(Collected data entries)
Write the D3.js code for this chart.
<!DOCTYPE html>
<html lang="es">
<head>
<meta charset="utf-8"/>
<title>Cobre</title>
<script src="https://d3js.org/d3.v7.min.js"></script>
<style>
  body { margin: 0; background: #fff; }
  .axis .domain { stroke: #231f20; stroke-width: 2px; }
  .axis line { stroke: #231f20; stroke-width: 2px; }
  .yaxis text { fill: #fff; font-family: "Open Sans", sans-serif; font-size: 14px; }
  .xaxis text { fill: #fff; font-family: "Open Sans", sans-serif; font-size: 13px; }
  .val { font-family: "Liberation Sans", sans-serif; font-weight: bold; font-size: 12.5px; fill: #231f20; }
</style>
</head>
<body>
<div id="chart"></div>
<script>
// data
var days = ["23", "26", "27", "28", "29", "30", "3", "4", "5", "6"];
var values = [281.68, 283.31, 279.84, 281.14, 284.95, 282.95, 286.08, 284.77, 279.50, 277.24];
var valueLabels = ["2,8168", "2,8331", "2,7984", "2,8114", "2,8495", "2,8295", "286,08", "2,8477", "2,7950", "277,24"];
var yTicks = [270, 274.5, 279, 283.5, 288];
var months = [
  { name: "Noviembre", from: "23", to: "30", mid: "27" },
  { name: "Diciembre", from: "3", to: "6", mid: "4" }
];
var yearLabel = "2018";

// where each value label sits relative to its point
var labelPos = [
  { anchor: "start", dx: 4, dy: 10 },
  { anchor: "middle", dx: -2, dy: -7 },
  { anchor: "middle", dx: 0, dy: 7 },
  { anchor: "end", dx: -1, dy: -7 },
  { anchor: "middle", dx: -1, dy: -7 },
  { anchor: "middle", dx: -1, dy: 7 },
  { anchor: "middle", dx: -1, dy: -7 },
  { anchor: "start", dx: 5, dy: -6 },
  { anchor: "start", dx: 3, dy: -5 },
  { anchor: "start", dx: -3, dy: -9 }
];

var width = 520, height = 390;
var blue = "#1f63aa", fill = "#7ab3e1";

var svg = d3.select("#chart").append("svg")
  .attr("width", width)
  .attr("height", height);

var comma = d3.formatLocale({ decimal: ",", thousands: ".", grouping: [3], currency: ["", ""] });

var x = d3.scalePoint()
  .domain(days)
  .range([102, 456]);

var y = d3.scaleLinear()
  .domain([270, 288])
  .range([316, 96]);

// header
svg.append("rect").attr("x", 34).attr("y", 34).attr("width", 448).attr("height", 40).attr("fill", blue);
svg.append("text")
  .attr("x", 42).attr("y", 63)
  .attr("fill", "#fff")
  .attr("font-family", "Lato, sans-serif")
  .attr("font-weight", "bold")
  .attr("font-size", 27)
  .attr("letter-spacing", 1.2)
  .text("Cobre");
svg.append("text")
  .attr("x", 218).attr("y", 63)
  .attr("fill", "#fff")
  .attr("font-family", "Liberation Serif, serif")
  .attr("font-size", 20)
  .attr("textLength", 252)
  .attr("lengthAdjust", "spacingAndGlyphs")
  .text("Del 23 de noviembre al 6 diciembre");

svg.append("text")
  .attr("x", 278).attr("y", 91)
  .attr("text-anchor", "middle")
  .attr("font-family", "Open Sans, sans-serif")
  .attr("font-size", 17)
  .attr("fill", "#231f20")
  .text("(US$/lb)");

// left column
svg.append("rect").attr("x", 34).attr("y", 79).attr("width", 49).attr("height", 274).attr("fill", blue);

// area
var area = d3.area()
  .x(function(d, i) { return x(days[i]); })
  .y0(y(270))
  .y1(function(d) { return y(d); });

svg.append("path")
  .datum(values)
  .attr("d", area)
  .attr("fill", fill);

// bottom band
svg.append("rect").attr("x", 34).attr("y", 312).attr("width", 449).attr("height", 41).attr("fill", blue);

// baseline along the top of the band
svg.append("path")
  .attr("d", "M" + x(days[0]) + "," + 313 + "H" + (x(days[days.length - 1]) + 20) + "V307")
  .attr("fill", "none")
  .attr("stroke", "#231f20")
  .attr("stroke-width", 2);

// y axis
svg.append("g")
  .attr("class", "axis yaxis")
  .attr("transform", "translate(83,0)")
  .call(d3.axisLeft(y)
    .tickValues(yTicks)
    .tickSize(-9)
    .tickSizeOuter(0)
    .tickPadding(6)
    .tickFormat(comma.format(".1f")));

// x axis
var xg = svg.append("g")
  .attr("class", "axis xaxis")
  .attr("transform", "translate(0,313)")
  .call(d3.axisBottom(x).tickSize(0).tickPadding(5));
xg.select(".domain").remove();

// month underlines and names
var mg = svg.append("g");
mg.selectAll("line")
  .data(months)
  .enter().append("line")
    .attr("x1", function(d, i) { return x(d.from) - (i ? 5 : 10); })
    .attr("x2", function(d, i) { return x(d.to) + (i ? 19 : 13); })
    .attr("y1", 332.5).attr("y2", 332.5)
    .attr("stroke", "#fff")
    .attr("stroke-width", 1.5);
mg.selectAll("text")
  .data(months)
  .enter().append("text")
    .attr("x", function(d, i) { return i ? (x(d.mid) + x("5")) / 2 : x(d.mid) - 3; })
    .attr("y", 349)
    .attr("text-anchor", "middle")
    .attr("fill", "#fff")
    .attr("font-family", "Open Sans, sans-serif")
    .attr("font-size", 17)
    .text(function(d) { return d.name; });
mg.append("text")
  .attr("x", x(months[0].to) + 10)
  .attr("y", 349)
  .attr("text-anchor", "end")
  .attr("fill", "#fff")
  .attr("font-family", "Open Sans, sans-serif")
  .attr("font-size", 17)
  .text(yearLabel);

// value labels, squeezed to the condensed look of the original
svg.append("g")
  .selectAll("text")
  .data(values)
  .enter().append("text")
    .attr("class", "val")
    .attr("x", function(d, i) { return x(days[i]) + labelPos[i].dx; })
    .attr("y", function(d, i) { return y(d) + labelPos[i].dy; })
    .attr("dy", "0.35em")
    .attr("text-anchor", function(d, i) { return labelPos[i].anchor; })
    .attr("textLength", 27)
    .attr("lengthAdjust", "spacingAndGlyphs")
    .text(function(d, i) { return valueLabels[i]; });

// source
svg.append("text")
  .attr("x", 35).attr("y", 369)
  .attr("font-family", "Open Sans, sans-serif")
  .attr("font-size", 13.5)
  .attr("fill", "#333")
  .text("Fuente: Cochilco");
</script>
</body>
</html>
---
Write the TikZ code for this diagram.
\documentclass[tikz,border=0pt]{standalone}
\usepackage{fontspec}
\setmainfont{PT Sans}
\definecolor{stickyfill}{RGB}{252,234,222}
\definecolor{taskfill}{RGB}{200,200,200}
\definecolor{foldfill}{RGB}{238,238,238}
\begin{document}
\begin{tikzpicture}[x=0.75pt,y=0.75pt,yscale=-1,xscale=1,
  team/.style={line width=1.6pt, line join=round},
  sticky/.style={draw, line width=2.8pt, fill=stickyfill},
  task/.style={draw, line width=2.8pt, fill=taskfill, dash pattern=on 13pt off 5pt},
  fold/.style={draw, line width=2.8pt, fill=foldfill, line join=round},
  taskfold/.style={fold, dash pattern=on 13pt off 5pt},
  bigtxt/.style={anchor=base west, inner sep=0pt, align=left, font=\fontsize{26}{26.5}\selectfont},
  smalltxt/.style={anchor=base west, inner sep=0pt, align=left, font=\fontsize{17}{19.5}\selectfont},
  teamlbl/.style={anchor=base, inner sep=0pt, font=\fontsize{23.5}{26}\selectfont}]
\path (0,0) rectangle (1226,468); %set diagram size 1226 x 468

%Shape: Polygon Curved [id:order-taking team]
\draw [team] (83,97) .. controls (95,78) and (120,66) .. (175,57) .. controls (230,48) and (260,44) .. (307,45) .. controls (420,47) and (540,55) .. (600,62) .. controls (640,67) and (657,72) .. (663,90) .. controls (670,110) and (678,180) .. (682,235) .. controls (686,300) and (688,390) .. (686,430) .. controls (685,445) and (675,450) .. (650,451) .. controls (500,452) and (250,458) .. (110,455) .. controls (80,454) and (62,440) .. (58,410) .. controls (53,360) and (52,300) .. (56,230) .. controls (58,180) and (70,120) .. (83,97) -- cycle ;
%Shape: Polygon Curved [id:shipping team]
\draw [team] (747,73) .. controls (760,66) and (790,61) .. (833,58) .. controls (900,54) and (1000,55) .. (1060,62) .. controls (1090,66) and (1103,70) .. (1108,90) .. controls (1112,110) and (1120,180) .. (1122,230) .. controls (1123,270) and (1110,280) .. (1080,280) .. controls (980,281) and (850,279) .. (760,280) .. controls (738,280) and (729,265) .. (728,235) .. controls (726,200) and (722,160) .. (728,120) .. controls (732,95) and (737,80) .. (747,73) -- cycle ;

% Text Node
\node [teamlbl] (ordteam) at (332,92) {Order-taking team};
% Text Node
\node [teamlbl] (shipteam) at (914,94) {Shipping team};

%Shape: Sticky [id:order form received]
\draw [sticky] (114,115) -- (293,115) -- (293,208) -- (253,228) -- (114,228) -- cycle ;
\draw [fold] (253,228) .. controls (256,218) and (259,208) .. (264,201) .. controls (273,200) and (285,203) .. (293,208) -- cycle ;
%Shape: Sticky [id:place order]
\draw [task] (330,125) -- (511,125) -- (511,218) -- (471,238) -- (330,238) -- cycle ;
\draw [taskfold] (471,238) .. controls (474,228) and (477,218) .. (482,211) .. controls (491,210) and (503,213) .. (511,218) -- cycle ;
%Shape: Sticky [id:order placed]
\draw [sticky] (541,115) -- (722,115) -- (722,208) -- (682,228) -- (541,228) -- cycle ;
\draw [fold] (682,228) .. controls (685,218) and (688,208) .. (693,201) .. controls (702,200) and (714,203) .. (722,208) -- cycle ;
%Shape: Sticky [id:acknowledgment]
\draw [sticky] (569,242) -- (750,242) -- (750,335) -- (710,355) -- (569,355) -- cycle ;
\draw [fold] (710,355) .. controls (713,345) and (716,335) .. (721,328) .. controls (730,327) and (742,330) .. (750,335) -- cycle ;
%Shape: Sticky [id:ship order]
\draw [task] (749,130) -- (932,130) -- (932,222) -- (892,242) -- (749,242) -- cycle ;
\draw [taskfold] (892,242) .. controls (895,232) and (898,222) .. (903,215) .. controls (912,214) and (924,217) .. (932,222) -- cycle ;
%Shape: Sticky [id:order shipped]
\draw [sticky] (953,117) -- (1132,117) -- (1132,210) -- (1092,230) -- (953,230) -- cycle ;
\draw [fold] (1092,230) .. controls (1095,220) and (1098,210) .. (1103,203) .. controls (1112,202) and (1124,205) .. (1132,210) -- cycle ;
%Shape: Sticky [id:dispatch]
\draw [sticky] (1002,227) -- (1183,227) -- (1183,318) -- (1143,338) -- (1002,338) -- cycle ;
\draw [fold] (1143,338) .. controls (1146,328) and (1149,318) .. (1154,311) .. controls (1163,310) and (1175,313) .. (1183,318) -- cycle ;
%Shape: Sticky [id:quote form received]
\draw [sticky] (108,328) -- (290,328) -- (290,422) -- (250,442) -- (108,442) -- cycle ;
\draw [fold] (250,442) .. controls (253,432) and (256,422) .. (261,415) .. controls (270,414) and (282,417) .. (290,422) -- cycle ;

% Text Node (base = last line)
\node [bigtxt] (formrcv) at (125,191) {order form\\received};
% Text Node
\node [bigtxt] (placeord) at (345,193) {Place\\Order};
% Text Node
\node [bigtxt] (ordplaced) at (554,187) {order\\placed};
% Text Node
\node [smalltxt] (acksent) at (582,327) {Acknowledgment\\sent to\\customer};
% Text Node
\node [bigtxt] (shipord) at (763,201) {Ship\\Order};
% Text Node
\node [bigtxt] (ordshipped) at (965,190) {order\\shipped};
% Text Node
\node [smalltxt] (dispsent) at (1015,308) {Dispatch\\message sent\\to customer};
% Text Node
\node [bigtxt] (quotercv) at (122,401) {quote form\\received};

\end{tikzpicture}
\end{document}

TASK DESCRIPTION: Sift through the entries and copy every line with "Write".

RESPONSE BELOW:
Write the D3.js code for this chart.
Write the TikZ code for this diagram.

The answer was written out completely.